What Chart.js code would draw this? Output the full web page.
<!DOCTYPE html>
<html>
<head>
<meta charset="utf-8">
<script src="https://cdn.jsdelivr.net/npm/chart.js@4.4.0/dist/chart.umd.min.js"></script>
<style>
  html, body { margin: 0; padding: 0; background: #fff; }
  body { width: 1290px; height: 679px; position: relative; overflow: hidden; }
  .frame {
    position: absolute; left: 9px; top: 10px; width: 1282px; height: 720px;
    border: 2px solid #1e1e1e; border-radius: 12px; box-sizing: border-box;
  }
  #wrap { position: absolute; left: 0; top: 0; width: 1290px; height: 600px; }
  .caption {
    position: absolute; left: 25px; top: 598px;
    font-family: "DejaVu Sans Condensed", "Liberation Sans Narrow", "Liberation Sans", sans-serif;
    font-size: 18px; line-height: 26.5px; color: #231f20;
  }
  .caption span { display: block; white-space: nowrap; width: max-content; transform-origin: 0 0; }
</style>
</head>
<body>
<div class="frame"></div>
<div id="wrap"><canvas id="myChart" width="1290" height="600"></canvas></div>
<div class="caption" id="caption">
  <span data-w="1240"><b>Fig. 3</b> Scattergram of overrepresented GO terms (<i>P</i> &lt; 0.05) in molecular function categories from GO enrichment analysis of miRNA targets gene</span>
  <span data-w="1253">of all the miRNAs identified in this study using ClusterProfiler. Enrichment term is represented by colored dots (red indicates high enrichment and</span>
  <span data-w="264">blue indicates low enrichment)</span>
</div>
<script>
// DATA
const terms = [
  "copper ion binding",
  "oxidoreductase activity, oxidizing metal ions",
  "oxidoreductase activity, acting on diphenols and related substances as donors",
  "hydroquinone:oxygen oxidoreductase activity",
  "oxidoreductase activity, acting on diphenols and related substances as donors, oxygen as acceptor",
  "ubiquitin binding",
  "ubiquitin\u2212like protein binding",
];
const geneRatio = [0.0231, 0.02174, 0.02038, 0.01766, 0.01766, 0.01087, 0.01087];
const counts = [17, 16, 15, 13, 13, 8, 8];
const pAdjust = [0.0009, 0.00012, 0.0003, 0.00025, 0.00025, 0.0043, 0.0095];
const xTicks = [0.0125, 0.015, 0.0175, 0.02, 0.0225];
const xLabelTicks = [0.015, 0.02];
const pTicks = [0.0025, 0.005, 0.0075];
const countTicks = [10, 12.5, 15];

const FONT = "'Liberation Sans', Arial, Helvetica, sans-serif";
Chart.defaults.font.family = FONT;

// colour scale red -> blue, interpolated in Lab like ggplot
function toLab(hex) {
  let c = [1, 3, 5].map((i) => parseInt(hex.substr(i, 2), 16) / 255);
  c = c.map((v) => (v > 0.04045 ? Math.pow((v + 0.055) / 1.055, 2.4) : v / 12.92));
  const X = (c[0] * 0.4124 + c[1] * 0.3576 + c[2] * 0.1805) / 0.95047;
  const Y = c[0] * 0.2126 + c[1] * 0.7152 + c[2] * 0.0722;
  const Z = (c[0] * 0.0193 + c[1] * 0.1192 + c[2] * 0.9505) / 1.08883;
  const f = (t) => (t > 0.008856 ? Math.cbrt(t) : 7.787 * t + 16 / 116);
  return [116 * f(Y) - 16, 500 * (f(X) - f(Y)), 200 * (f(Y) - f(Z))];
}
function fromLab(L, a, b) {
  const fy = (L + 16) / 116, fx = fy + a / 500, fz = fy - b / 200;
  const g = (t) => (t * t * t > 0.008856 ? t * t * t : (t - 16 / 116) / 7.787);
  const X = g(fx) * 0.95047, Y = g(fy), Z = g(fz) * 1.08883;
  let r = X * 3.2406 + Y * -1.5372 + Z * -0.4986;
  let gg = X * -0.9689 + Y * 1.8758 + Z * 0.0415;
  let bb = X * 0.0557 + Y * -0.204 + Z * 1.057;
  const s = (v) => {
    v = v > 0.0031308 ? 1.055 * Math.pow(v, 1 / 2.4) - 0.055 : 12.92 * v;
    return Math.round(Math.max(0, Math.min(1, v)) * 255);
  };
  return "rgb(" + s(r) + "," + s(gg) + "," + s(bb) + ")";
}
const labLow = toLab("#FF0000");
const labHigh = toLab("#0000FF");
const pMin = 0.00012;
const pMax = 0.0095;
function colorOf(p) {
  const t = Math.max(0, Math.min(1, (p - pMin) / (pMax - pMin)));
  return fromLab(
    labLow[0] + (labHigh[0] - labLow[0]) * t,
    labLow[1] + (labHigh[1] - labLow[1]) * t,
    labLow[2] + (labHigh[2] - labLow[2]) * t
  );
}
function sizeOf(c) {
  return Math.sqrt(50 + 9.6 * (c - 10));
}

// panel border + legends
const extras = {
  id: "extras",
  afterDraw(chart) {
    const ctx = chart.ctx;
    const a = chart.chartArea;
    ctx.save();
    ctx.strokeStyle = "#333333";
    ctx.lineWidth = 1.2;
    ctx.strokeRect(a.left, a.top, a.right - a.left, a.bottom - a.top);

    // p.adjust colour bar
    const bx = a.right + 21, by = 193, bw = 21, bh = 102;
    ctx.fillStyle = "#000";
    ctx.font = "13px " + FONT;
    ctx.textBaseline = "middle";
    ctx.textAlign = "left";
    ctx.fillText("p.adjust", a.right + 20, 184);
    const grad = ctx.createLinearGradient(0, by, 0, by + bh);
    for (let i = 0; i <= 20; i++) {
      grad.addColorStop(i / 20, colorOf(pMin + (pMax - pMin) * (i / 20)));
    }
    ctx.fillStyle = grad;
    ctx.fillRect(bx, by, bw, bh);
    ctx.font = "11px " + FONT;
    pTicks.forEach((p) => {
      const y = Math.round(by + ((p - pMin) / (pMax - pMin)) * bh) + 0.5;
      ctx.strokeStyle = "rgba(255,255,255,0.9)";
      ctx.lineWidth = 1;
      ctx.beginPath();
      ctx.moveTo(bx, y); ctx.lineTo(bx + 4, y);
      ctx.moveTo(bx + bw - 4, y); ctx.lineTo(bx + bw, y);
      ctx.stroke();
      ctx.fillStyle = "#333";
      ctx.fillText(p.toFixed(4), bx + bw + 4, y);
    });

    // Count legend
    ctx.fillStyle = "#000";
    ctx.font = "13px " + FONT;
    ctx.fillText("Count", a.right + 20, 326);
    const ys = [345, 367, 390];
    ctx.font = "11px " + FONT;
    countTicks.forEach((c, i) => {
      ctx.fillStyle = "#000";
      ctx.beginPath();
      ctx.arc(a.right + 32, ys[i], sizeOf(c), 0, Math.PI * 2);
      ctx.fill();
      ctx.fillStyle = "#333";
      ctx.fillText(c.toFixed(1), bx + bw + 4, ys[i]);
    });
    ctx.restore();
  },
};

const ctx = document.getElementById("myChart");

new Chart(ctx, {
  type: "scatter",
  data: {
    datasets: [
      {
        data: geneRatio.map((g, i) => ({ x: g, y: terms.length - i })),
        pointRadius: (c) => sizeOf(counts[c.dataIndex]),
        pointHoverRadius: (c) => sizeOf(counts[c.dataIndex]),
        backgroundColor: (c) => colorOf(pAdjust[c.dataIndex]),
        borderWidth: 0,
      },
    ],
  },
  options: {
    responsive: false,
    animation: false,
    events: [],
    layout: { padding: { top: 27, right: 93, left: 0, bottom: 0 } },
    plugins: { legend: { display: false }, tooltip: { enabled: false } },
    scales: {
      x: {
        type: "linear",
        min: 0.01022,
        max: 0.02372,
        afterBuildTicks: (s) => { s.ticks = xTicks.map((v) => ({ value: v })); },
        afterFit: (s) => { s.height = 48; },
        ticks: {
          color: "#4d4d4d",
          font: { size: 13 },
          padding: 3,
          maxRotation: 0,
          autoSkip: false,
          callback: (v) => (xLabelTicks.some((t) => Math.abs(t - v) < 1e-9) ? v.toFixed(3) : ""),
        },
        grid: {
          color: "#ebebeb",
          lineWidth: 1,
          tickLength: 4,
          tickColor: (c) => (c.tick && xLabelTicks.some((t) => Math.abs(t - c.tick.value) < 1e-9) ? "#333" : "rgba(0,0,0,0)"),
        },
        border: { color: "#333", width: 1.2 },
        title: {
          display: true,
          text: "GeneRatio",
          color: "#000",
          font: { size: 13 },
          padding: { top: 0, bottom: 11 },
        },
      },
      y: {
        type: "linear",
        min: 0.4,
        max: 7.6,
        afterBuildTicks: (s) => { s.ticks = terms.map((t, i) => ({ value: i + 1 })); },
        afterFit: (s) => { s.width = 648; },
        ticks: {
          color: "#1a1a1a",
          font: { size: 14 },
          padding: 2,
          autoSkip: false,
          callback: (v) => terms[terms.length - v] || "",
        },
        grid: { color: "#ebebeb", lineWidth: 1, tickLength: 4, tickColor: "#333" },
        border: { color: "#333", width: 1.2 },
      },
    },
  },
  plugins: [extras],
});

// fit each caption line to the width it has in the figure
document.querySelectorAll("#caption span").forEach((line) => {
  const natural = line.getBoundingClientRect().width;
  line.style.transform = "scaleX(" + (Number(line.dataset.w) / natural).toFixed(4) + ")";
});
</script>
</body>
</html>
* * *
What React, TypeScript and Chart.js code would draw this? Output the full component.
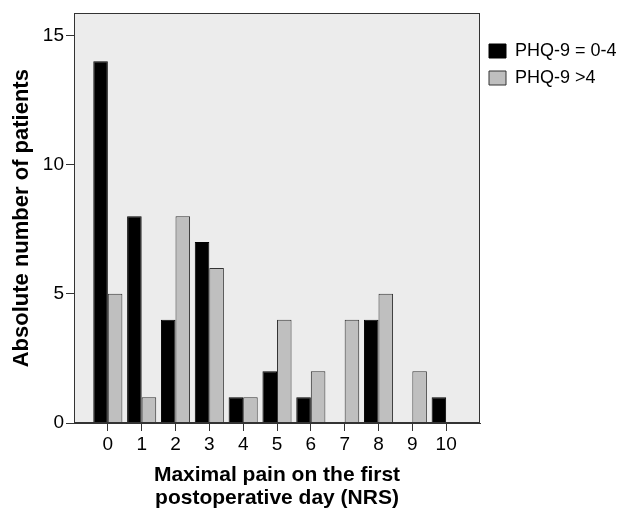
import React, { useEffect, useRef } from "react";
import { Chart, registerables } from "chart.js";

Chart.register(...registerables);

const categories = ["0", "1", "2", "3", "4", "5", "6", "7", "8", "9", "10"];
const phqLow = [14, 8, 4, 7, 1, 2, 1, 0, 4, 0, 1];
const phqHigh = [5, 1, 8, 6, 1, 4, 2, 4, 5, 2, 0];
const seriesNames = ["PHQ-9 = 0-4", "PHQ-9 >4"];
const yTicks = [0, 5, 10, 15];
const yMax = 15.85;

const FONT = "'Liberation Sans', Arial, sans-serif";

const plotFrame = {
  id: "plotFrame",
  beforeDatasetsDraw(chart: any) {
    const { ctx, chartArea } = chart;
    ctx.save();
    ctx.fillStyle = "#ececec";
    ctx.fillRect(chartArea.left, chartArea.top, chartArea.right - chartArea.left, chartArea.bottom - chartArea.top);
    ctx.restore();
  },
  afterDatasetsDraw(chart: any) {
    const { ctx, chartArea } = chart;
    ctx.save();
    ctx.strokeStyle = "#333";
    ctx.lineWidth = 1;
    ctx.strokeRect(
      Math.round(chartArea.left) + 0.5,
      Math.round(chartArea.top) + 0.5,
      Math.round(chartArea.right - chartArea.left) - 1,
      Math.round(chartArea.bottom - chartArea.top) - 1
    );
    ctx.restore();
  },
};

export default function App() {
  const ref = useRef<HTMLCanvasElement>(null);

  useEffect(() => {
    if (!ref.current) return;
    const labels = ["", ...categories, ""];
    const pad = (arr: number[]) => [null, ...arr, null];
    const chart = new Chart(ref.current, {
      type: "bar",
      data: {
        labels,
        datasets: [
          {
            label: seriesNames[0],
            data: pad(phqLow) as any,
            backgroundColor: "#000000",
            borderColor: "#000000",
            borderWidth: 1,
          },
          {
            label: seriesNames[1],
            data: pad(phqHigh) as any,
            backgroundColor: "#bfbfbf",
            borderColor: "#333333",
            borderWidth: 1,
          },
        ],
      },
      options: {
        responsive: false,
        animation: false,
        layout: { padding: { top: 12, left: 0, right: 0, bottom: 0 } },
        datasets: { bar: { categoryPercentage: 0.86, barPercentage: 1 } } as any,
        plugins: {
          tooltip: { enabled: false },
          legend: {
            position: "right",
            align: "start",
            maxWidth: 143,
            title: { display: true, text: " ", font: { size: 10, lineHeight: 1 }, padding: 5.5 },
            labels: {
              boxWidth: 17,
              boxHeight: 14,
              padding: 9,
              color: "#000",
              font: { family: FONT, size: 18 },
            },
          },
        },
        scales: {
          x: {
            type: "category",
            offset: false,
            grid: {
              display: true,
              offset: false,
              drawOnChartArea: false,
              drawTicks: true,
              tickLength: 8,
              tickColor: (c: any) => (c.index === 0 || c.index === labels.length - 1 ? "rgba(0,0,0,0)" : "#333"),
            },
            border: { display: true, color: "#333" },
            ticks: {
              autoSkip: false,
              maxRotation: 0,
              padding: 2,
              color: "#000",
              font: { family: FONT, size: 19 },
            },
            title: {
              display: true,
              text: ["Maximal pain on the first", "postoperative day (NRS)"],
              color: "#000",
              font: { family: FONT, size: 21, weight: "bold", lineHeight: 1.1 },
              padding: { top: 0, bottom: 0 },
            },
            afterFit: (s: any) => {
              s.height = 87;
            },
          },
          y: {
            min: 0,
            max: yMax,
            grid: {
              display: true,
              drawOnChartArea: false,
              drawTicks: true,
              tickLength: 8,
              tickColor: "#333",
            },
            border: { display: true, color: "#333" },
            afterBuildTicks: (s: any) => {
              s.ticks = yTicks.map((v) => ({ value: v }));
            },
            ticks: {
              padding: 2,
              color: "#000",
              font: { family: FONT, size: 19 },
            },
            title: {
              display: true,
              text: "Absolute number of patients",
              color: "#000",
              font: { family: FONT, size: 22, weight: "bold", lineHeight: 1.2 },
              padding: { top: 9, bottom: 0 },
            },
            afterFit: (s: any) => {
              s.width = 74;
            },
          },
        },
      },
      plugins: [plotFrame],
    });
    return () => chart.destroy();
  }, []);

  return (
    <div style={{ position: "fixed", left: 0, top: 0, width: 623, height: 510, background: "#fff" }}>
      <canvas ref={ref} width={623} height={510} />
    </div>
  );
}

> _What you need to do_:
Extract the part of the records that opens with the line containing "What React, TypeScript" and closes with the line containing "Chart.register(...registerables);". Take only those lines, exactly, and no pictures.

> _Full answer_:
What React, TypeScript and Chart.js code would draw this? Output the full component.
import React, { useEffect, useRef } from "react";
import { Chart, registerables } from "chart.js";

Chart.register(...registerables);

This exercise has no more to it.